#### [TASK STATEMENT]
Leave out the pictures, then reproduce the rest of the material exactly.

#### [DATASET CONTENT]
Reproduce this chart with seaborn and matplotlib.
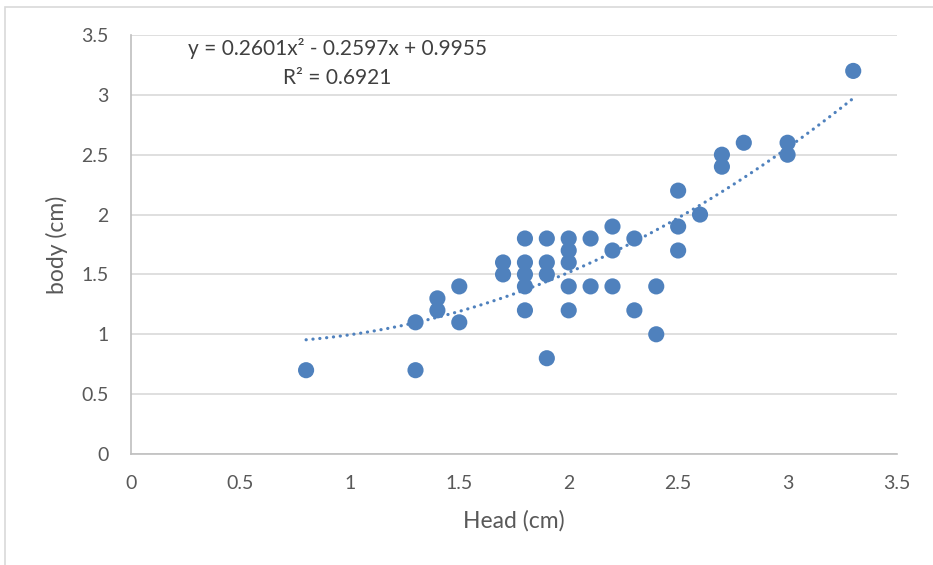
import numpy as np
import pandas as pd
import seaborn as sns
import matplotlib.pyplot as plt
from matplotlib.patches import Rectangle

head = [0.8, 1.3, 1.3, 1.4, 1.4, 1.5, 1.5, 1.7, 1.7,
        1.8, 1.8, 1.8, 1.8, 1.8, 1.9, 1.9, 1.9, 1.9,
        2.0, 2.0, 2.0, 2.0, 2.0, 2.1, 2.1, 2.2, 2.2, 2.2,
        2.3, 2.3, 2.4, 2.4, 2.5, 2.5, 2.5, 2.6, 2.7, 2.7,
        2.8, 3.0, 3.0, 3.3]
body = [0.7, 0.7, 1.1, 1.3, 1.2, 1.4, 1.1, 1.6, 1.5,
        1.8, 1.6, 1.5, 1.4, 1.2, 1.8, 1.6, 1.5, 0.8,
        1.8, 1.7, 1.6, 1.4, 1.2, 1.8, 1.4, 1.9, 1.7, 1.4,
        1.8, 1.2, 1.4, 1.0, 2.2, 1.9, 1.7, 2.0, 2.5, 2.4,
        2.6, 2.6, 2.5, 3.2]
coef = [0.2601, -0.2597, 0.9955]
r2 = 0.6921
ticks = [0, 0.5, 1, 1.5, 2, 2.5, 3, 3.5]

sns.set_theme(style="white")
plt.rcParams['font.family'] = ['Lato', 'DejaVu Sans']

W, H = 933, 565
fig = plt.figure(figsize=(W / 100, H / 100), dpi=100)
fig.patches.append(Rectangle((5 / W, -0.1), 1.2, 1 - 7 / H + 0.1,
                             transform=fig.transFigure, fill=False,
                             edgecolor='#d9d9d9', linewidth=1.2))
ax = fig.add_axes([131 / W, 1 - 454 / H, (897 - 131) / W, (454 - 35) / H])

df = pd.DataFrame({"Head (cm)": head, "body (cm)": body})
blue = '#4F81BD'
sns.scatterplot(data=df, x="Head (cm)", y="body (cm)", ax=ax, color=blue,
                s=135, edgecolor='none', linewidth=0, zorder=3)

xs = np.linspace(min(head), max(head), 200)
ys = np.polyval(coef, xs)
sns.lineplot(x=xs, y=ys, ax=ax, color=blue, linewidth=2.3,
             linestyle=(0, (0.05, 2.1)), dash_capstyle='round', zorder=4)

ax.set_xlim(0, 3.5)
ax.set_ylim(0, 3.5)
ax.set_xticks(ticks)
ax.set_yticks(ticks)
ax.set_xticklabels([f"{t:g}" for t in ticks])
ax.set_yticklabels([f"{t:g}" for t in ticks])
ax.yaxis.grid(True, color='#d9d9d9', linewidth=1.2)
ax.xaxis.grid(False)
for s in ['top', 'right']:
    ax.spines[s].set_visible(False)
for s in ['left', 'bottom']:
    ax.spines[s].set_color('#bfbfbf')
    ax.spines[s].set_linewidth(1.2)
ax.tick_params(axis='both', length=0, labelsize=14, labelcolor='#595959')
ax.tick_params(axis='y', pad=16)
ax.tick_params(axis='x', pad=15)
ax.set_xlabel("Head (cm)", fontsize=16.5, color='#595959', labelpad=13)
ax.set_ylabel("body (cm)", fontsize=16.5, color='#595959', labelpad=10)

eq = f"y = {coef[0]:.4f}x² - {abs(coef[1]):.4f}x + {coef[2]:.4f}\nR² = {r2:.4f}"
ax.text(337, H - 63, eq, transform=None, fontsize=15, color='#404040',
        ha='center', va='center', multialignment='center', linespacing=1.55)

fig.savefig("out.png", dpi=100)
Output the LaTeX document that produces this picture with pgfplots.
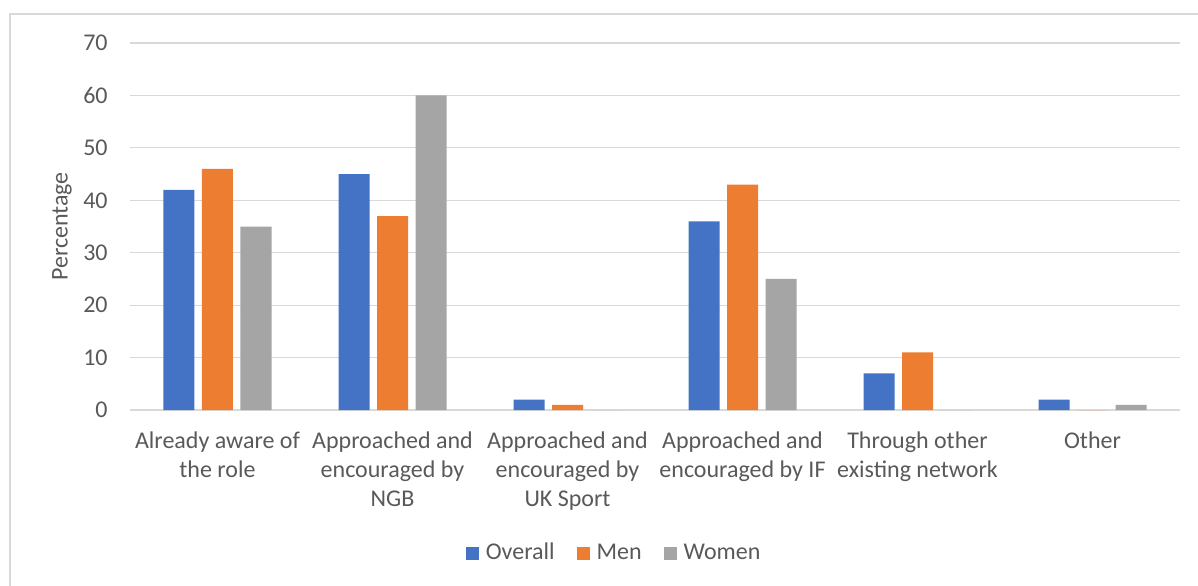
\documentclass[border=0pt]{standalone}
\usepackage{fontspec}
\setmainfont{Carlito}
\usepackage{pgfplots}
\pgfplotsset{compat=1.18}
\definecolor{cblue}{HTML}{4472C4}
\definecolor{corange}{HTML}{ED7D31}
\definecolor{cgray}{HTML}{A5A5A5}
\definecolor{gridgray}{HTML}{D9D9D9}
\definecolor{textgray}{HTML}{595959}
\begin{document}
\fontsize{12}{14.5}\selectfont
\begin{tikzpicture}
\draw[gridgray, line width=0.6pt] (-60pt,-120pt) -- (-60pt,198pt) -- (600pt,198pt);
\begin{axis}[
  name=ax, at={(0,0)}, anchor=south west,
  scale only axis, width=525pt, height=183.5pt,
  ymin=0, ymax=70, xmin=-0.5, xmax=5.5,
  ytick={0,10,...,70},
  xtick={0,...,5},
  xticklabels={{Already aware of\\the role},{Approached and\\encouraged by\\NGB},{Approached and\\encouraged by\\UK Sport},{Approached and\\encouraged by IF},{Through other\\existing network},{Other}},
  ybar=3.75pt, bar width=15.5pt,
  axis line style={draw=none},
  major tick length=0pt,
  ymajorgrids, grid style={gridgray, line width=0.6pt},
  /pgf/number format/assume math mode=true,
  tick label style={text=textgray, font=\fontsize{12}{14.5}\selectfont, inner sep=0pt},
  yticklabel style={xshift=-11pt},
  xticklabel style={align=center, yshift=-10.5pt},
  every axis y label/.style={at={(axis description cs:-0.0648,0.5)}, rotate=90, anchor=center, text=textgray, font=\fontsize{12}{14.5}\selectfont},
  ylabel={Percentage},
  legend style={at={(axis description cs:0.462,-0.39)}, anchor=center, legend columns=-1, draw=none, fill=none, text=textgray, font=\fontsize{12}{14.5}\selectfont, /tikz/every even column/.append style={column sep=9pt}, /tikz/every odd column/.append style={column sep=1.5pt}, inner sep=0pt},
  legend image code/.code={\fill[#1] (0pt,-3.25pt) rectangle (6.5pt,3.25pt);},
]
\addplot[fill=cblue, draw=none] coordinates {(0,42) (1,45) (2,2) (3,36) (4,7) (5,2)};
\addplot[fill=corange, draw=none] coordinates {(0,46) (1,37) (2,1) (3,43) (4,11) (5,0)};
\addplot[fill=cgray, draw=none] coordinates {(0,35) (1,60) (2,0) (3,25) (4,0) (5,1)};
\legend{Overall,Men,Women}
\end{axis}
\pgfresetboundingbox
\path[use as bounding box] (-65pt,-87.5pt) rectangle (534pt,205pt);
\end{tikzpicture}
\end{document}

#### [RESULT FOR THIS TASK]
Reproduce this chart with seaborn and matplotlib.
import numpy as np
import pandas as pd
import seaborn as sns
import matplotlib.pyplot as plt
from matplotlib.patches import Rectangle

head = [0.8, 1.3, 1.3, 1.4, 1.4, 1.5, 1.5, 1.7, 1.7,
        1.8, 1.8, 1.8, 1.8, 1.8, 1.9, 1.9, 1.9, 1.9,
        2.0, 2.0, 2.0, 2.0, 2.0, 2.1, 2.1, 2.2, 2.2, 2.2,
        2.3, 2.3, 2.4, 2.4, 2.5, 2.5, 2.5, 2.6, 2.7, 2.7,
        2.8, 3.0, 3.0, 3.3]
body = [0.7, 0.7, 1.1, 1.3, 1.2, 1.4, 1.1, 1.6, 1.5,
        1.8, 1.6, 1.5, 1.4, 1.2, 1.8, 1.6, 1.5, 0.8,
        1.8, 1.7, 1.6, 1.4, 1.2, 1.8, 1.4, 1.9, 1.7, 1.4,
        1.8, 1.2, 1.4, 1.0, 2.2, 1.9, 1.7, 2.0, 2.5, 2.4,
        2.6, 2.6, 2.5, 3.2]
coef = [0.2601, -0.2597, 0.9955]
r2 = 0.6921
ticks = [0, 0.5, 1, 1.5, 2, 2.5, 3, 3.5]

sns.set_theme(style="white")
plt.rcParams['font.family'] = ['Lato', 'DejaVu Sans']

W, H = 933, 565
fig = plt.figure(figsize=(W / 100, H / 100), dpi=100)
fig.patches.append(Rectangle((5 / W, -0.1), 1.2, 1 - 7 / H + 0.1,
                             transform=fig.transFigure, fill=False,
                             edgecolor='#d9d9d9', linewidth=1.2))
ax = fig.add_axes([131 / W, 1 - 454 / H, (897 - 131) / W, (454 - 35) / H])

df = pd.DataFrame({"Head (cm)": head, "body (cm)": body})
blue = '#4F81BD'
sns.scatterplot(data=df, x="Head (cm)", y="body (cm)", ax=ax, color=blue,
                s=135, edgecolor='none', linewidth=0, zorder=3)

xs = np.linspace(min(head), max(head), 200)
ys = np.polyval(coef, xs)
sns.lineplot(x=xs, y=ys, ax=ax, color=blue, linewidth=2.3,
             linestyle=(0, (0.05, 2.1)), dash_capstyle='round', zorder=4)

ax.set_xlim(0, 3.5)
ax.set_ylim(0, 3.5)
ax.set_xticks(ticks)
ax.set_yticks(ticks)
ax.set_xticklabels([f"{t:g}" for t in ticks])
ax.set_yticklabels([f"{t:g}" for t in ticks])
ax.yaxis.grid(True, color='#d9d9d9', linewidth=1.2)
ax.xaxis.grid(False)
for s in ['top', 'right']:
    ax.spines[s].set_visible(False)
for s in ['left', 'bottom']:
    ax.spines[s].set_color('#bfbfbf')
    ax.spines[s].set_linewidth(1.2)
ax.tick_params(axis='both', length=0, labelsize=14, labelcolor='#595959')
ax.tick_params(axis='y', pad=16)
ax.tick_params(axis='x', pad=15)
ax.set_xlabel("Head (cm)", fontsize=16.5, color='#595959', labelpad=13)
ax.set_ylabel("body (cm)", fontsize=16.5, color='#595959', labelpad=10)

eq = f"y = {coef[0]:.4f}x² - {abs(coef[1]):.4f}x + {coef[2]:.4f}\nR² = {r2:.4f}"
ax.text(337, H - 63, eq, transform=None, fontsize=15, color='#404040',
        ha='center', va='center', multialignment='center', linespacing=1.55)

fig.savefig("out.png", dpi=100)
Output the LaTeX document that produces this picture with pgfplots.
\documentclass[border=0pt]{standalone}
\usepackage{fontspec}
\setmainfont{Carlito}
\usepackage{pgfplots}
\pgfplotsset{compat=1.18}
\definecolor{cblue}{HTML}{4472C4}
\definecolor{corange}{HTML}{ED7D31}
\definecolor{cgray}{HTML}{A5A5A5}
\definecolor{gridgray}{HTML}{D9D9D9}
\definecolor{textgray}{HTML}{595959}
\begin{document}
\fontsize{12}{14.5}\selectfont
\begin{tikzpicture}
\draw[gridgray, line width=0.6pt] (-60pt,-120pt) -- (-60pt,198pt) -- (600pt,198pt);
\begin{axis}[
  name=ax, at={(0,0)}, anchor=south west,
  scale only axis, width=525pt, height=183.5pt,
  ymin=0, ymax=70, xmin=-0.5, xmax=5.5,
  ytick={0,10,...,70},
  xtick={0,...,5},
  xticklabels={{Already aware of\\the role},{Approached and\\encouraged by\\NGB},{Approached and\\encouraged by\\UK Sport},{Approached and\\encouraged by IF},{Through other\\existing network},{Other}},
  ybar=3.75pt, bar width=15.5pt,
  axis line style={draw=none},
  major tick length=0pt,
  ymajorgrids, grid style={gridgray, line width=0.6pt},
  /pgf/number format/assume math mode=true,
  tick label style={text=textgray, font=\fontsize{12}{14.5}\selectfont, inner sep=0pt},
  yticklabel style={xshift=-11pt},
  xticklabel style={align=center, yshift=-10.5pt},
  every axis y label/.style={at={(axis description cs:-0.0648,0.5)}, rotate=90, anchor=center, text=textgray, font=\fontsize{12}{14.5}\selectfont},
  ylabel={Percentage},
  legend style={at={(axis description cs:0.462,-0.39)}, anchor=center, legend columns=-1, draw=none, fill=none, text=textgray, font=\fontsize{12}{14.5}\selectfont, /tikz/every even column/.append style={column sep=9pt}, /tikz/every odd column/.append style={column sep=1.5pt}, inner sep=0pt},
  legend image code/.code={\fill[#1] (0pt,-3.25pt) rectangle (6.5pt,3.25pt);},
]
\addplot[fill=cblue, draw=none] coordinates {(0,42) (1,45) (2,2) (3,36) (4,7) (5,2)};
\addplot[fill=corange, draw=none] coordinates {(0,46) (1,37) (2,1) (3,43) (4,11) (5,0)};
\addplot[fill=cgray, draw=none] coordinates {(0,35) (1,60) (2,0) (3,25) (4,0) (5,1)};
\legend{Overall,Men,Women}
\end{axis}
\pgfresetboundingbox
\path[use as bounding box] (-65pt,-87.5pt) rectangle (534pt,205pt);
\end{tikzpicture}
\end{document}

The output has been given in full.